"""
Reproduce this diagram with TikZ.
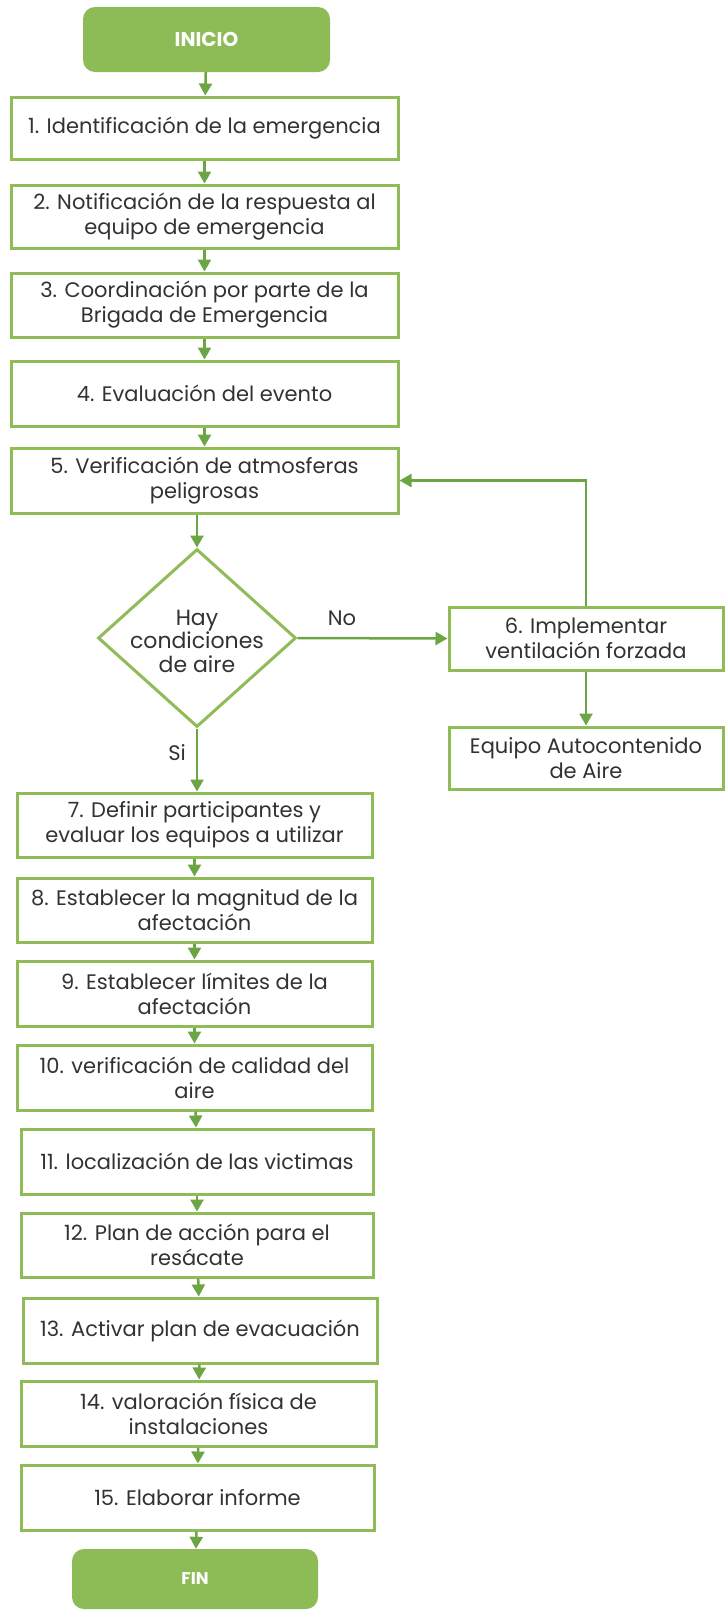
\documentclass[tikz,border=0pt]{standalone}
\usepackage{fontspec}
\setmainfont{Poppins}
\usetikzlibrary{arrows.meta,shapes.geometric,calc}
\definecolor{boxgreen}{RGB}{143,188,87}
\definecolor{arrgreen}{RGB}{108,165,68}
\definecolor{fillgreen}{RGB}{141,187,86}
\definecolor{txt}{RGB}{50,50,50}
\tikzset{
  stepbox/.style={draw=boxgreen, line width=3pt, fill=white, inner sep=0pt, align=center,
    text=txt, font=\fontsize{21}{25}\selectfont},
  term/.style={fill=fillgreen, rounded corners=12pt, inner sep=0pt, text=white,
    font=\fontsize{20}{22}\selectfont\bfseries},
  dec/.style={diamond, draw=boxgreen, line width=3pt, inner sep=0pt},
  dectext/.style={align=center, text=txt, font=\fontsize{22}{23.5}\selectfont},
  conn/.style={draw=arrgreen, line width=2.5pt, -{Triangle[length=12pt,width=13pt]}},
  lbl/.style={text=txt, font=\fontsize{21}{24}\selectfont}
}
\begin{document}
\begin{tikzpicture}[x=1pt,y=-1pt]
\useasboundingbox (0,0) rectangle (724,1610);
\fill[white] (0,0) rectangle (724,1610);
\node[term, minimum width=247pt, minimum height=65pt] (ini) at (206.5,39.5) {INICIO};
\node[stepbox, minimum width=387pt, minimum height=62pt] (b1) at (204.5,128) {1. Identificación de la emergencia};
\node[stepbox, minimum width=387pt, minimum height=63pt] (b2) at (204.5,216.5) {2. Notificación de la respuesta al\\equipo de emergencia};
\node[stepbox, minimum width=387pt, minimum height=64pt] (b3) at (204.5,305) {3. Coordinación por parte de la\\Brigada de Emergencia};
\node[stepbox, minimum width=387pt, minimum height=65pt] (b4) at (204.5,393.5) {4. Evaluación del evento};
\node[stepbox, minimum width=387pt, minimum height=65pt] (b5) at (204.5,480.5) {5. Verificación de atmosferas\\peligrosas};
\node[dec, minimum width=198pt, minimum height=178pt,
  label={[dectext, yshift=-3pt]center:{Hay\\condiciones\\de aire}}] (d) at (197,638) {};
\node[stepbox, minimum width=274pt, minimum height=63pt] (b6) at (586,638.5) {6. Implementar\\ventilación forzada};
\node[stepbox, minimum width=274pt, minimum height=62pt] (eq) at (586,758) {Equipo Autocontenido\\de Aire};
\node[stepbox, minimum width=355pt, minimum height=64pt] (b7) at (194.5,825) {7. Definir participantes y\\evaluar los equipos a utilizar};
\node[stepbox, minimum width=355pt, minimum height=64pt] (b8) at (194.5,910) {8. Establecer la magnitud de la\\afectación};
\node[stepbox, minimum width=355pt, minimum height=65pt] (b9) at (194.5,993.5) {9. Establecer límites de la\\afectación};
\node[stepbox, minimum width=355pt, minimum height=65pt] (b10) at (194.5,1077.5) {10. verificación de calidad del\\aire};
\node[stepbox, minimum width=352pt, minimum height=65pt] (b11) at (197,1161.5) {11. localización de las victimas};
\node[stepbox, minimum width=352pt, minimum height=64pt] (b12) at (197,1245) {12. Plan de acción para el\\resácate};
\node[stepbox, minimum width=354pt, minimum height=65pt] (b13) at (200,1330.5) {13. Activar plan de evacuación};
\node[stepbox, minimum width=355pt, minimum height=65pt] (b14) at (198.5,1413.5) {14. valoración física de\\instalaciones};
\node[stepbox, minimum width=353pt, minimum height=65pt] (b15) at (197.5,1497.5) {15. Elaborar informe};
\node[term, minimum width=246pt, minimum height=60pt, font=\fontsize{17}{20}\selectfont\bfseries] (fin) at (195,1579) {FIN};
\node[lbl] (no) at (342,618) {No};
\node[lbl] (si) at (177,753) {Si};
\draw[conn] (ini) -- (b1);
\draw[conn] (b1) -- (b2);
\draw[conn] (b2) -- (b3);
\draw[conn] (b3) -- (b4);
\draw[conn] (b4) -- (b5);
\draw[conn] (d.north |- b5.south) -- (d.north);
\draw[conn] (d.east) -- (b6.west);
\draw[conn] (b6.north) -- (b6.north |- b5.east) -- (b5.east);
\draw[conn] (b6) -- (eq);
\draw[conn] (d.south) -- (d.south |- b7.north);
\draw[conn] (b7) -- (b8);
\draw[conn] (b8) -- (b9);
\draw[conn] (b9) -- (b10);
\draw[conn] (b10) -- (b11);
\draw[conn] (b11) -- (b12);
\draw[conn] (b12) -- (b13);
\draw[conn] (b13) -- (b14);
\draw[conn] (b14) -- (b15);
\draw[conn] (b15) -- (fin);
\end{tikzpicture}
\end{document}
"""
** Task instructions **
Print the whole listing above once more, word for word, without its pictures.

** Result **
Reproduce this diagram with TikZ.
\documentclass[tikz,border=0pt]{standalone}
\usepackage{fontspec}
\setmainfont{Poppins}
\usetikzlibrary{arrows.meta,shapes.geometric,calc}
\definecolor{boxgreen}{RGB}{143,188,87}
\definecolor{arrgreen}{RGB}{108,165,68}
\definecolor{fillgreen}{RGB}{141,187,86}
\definecolor{txt}{RGB}{50,50,50}
\tikzset{
  stepbox/.style={draw=boxgreen, line width=3pt, fill=white, inner sep=0pt, align=center,
    text=txt, font=\fontsize{21}{25}\selectfont},
  term/.style={fill=fillgreen, rounded corners=12pt, inner sep=0pt, text=white,
    font=\fontsize{20}{22}\selectfont\bfseries},
  dec/.style={diamond, draw=boxgreen, line width=3pt, inner sep=0pt},
  dectext/.style={align=center, text=txt, font=\fontsize{22}{23.5}\selectfont},
  conn/.style={draw=arrgreen, line width=2.5pt, -{Triangle[length=12pt,width=13pt]}},
  lbl/.style={text=txt, font=\fontsize{21}{24}\selectfont}
}
\begin{document}
\begin{tikzpicture}[x=1pt,y=-1pt]
\useasboundingbox (0,0) rectangle (724,1610);
\fill[white] (0,0) rectangle (724,1610);
\node[term, minimum width=247pt, minimum height=65pt] (ini) at (206.5,39.5) {INICIO};
\node[stepbox, minimum width=387pt, minimum height=62pt] (b1) at (204.5,128) {1. Identificación de la emergencia};
\node[stepbox, minimum width=387pt, minimum height=63pt] (b2) at (204.5,216.5) {2. Notificación de la respuesta al\\equipo de emergencia};
\node[stepbox, minimum width=387pt, minimum height=64pt] (b3) at (204.5,305) {3. Coordinación por parte de la\\Brigada de Emergencia};
\node[stepbox, minimum width=387pt, minimum height=65pt] (b4) at (204.5,393.5) {4. Evaluación del evento};
\node[stepbox, minimum width=387pt, minimum height=65pt] (b5) at (204.5,480.5) {5. Verificación de atmosferas\\peligrosas};
\node[dec, minimum width=198pt, minimum height=178pt,
  label={[dectext, yshift=-3pt]center:{Hay\\condiciones\\de aire}}] (d) at (197,638) {};
\node[stepbox, minimum width=274pt, minimum height=63pt] (b6) at (586,638.5) {6. Implementar\\ventilación forzada};
\node[stepbox, minimum width=274pt, minimum height=62pt] (eq) at (586,758) {Equipo Autocontenido\\de Aire};
\node[stepbox, minimum width=355pt, minimum height=64pt] (b7) at (194.5,825) {7. Definir participantes y\\evaluar los equipos a utilizar};
\node[stepbox, minimum width=355pt, minimum height=64pt] (b8) at (194.5,910) {8. Establecer la magnitud de la\\afectación};
\node[stepbox, minimum width=355pt, minimum height=65pt] (b9) at (194.5,993.5) {9. Establecer límites de la\\afectación};
\node[stepbox, minimum width=355pt, minimum height=65pt] (b10) at (194.5,1077.5) {10. verificación de calidad del\\aire};
\node[stepbox, minimum width=352pt, minimum height=65pt] (b11) at (197,1161.5) {11. localización de las victimas};
\node[stepbox, minimum width=352pt, minimum height=64pt] (b12) at (197,1245) {12. Plan de acción para el\\resácate};
\node[stepbox, minimum width=354pt, minimum height=65pt] (b13) at (200,1330.5) {13. Activar plan de evacuación};
\node[stepbox, minimum width=355pt, minimum height=65pt] (b14) at (198.5,1413.5) {14. valoración física de\\instalaciones};
\node[stepbox, minimum width=353pt, minimum height=65pt] (b15) at (197.5,1497.5) {15. Elaborar informe};
\node[term, minimum width=246pt, minimum height=60pt, font=\fontsize{17}{20}\selectfont\bfseries] (fin) at (195,1579) {FIN};
\node[lbl] (no) at (342,618) {No};
\node[lbl] (si) at (177,753) {Si};
\draw[conn] (ini) -- (b1);
\draw[conn] (b1) -- (b2);
\draw[conn] (b2) -- (b3);
\draw[conn] (b3) -- (b4);
\draw[conn] (b4) -- (b5);
\draw[conn] (d.north |- b5.south) -- (d.north);
\draw[conn] (d.east) -- (b6.west);
\draw[conn] (b6.north) -- (b6.north |- b5.east) -- (b5.east);
\draw[conn] (b6) -- (eq);
\draw[conn] (d.south) -- (d.south |- b7.north);
\draw[conn] (b7) -- (b8);
\draw[conn] (b8) -- (b9);
\draw[conn] (b9) -- (b10);
\draw[conn] (b10) -- (b11);
\draw[conn] (b11) -- (b12);
\draw[conn] (b12) -- (b13);
\draw[conn] (b13) -- (b14);
\draw[conn] (b14) -- (b15);
\draw[conn] (b15) -- (fin);
\end{tikzpicture}
\end{document}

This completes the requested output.